Problem description = Say how many lines contain the word "matplotlib" and give no other text.

Data entries =
· · ·
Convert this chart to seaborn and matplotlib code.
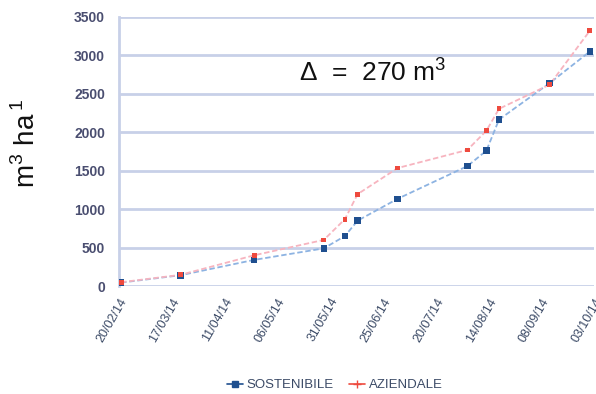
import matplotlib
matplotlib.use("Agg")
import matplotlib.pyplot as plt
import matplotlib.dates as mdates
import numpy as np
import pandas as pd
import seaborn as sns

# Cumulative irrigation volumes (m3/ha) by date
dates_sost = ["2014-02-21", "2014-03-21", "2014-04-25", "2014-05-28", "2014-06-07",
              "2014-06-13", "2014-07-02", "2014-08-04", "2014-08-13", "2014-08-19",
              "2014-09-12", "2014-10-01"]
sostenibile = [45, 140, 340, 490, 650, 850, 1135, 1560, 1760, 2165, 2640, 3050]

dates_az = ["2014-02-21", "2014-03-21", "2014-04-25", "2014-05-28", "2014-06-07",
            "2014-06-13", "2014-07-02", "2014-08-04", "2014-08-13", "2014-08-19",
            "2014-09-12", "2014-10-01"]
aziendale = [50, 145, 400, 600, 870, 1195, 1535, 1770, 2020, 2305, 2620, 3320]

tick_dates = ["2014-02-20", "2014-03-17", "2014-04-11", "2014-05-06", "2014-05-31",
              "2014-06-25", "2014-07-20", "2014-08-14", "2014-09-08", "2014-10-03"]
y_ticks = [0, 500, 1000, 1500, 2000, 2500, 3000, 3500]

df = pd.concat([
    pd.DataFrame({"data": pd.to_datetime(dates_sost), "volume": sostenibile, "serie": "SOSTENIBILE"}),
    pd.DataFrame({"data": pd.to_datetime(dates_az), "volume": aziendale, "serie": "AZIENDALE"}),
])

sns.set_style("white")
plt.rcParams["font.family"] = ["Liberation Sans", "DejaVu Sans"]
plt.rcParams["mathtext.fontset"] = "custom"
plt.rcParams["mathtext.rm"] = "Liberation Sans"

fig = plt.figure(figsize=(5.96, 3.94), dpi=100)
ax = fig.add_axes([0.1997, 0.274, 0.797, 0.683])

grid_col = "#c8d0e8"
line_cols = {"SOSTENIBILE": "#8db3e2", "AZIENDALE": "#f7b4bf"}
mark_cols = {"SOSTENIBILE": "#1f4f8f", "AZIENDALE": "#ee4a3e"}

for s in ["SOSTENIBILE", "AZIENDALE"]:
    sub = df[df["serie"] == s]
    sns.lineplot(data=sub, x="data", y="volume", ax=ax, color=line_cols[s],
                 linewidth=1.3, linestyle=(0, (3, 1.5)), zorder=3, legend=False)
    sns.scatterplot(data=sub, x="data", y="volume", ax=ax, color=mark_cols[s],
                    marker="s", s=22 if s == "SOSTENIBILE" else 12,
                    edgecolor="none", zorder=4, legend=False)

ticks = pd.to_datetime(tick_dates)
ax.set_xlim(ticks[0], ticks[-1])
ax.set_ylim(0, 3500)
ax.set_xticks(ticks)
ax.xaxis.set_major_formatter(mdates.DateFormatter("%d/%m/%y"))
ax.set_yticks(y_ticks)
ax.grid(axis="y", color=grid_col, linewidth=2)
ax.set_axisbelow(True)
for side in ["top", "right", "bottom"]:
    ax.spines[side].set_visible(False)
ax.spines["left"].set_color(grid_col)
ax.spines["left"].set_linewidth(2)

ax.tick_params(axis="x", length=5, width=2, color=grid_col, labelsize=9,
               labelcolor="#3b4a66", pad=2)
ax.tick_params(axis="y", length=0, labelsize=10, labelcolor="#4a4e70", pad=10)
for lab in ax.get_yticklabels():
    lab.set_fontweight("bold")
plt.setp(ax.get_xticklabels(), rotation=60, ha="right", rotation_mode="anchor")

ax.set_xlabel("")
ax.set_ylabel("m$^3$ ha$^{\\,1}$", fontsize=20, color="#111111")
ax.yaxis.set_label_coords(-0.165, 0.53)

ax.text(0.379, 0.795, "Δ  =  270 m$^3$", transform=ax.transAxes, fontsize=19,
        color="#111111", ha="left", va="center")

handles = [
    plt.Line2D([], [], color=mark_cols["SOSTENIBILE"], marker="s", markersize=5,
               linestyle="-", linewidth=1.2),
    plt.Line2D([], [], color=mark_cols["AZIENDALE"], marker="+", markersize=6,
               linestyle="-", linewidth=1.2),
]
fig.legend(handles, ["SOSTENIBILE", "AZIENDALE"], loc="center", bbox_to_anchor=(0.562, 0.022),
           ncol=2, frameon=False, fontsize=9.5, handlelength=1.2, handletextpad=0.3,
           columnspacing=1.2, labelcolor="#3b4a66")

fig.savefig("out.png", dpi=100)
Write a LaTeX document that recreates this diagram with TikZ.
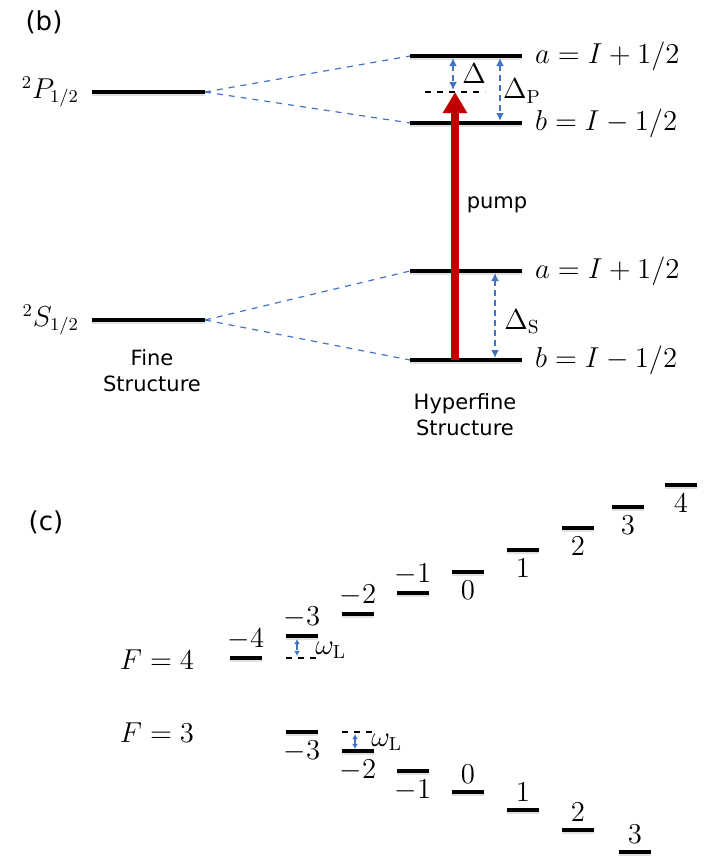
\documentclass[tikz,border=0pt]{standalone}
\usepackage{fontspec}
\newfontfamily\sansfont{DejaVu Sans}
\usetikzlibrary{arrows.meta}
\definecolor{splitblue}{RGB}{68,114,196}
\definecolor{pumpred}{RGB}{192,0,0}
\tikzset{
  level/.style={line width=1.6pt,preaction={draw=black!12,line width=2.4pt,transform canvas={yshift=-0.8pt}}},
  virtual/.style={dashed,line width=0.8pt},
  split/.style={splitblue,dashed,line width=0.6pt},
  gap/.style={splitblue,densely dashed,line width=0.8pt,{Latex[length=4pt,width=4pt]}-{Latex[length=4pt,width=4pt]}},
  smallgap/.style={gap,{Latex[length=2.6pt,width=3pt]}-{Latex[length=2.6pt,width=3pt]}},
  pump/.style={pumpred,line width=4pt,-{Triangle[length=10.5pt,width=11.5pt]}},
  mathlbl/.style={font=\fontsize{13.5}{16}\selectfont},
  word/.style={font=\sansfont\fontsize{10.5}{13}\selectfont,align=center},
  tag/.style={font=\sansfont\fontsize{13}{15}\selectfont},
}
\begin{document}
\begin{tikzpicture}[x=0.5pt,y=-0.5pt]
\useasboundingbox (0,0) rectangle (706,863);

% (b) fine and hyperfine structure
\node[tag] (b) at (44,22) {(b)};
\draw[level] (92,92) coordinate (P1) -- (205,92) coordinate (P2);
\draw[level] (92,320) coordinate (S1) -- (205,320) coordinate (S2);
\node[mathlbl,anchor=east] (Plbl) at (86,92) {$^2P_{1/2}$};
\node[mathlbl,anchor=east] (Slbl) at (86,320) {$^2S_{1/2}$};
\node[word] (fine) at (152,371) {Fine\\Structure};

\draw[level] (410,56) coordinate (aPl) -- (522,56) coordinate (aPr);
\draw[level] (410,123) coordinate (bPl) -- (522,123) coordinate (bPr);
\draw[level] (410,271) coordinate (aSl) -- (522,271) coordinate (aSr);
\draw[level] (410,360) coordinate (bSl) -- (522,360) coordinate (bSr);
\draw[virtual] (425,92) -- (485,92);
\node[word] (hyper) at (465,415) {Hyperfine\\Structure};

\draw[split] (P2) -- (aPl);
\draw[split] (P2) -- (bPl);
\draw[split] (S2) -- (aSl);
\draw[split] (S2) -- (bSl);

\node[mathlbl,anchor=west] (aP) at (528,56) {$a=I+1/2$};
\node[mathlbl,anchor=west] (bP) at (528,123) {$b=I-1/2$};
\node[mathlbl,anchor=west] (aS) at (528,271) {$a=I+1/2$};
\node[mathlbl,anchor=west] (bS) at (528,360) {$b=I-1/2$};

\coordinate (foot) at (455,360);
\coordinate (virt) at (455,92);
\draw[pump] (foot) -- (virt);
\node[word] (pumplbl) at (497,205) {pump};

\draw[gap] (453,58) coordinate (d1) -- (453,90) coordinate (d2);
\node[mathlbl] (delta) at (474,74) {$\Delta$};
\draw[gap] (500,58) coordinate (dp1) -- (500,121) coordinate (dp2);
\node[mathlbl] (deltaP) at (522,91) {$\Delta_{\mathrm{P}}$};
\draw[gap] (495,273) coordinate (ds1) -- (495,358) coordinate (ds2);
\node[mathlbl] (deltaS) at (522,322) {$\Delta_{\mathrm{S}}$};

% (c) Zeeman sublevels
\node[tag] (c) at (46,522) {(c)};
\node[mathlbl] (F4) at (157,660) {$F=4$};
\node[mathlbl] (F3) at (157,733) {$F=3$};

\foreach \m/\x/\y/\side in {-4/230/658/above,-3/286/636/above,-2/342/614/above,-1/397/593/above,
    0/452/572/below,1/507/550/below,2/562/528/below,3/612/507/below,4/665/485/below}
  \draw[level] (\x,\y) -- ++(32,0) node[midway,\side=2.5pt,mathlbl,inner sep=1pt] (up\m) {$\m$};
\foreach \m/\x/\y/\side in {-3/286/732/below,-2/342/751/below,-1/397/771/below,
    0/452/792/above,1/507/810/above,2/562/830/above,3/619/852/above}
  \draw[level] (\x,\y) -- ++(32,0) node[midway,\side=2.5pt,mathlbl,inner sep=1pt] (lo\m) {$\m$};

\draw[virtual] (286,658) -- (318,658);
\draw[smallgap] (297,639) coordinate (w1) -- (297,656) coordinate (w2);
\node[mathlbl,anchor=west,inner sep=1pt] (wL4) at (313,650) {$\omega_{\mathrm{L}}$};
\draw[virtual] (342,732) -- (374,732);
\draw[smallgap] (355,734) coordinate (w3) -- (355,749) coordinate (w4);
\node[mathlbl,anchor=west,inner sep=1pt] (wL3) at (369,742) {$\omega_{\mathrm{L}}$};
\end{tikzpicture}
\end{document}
· · ·
Task result = 5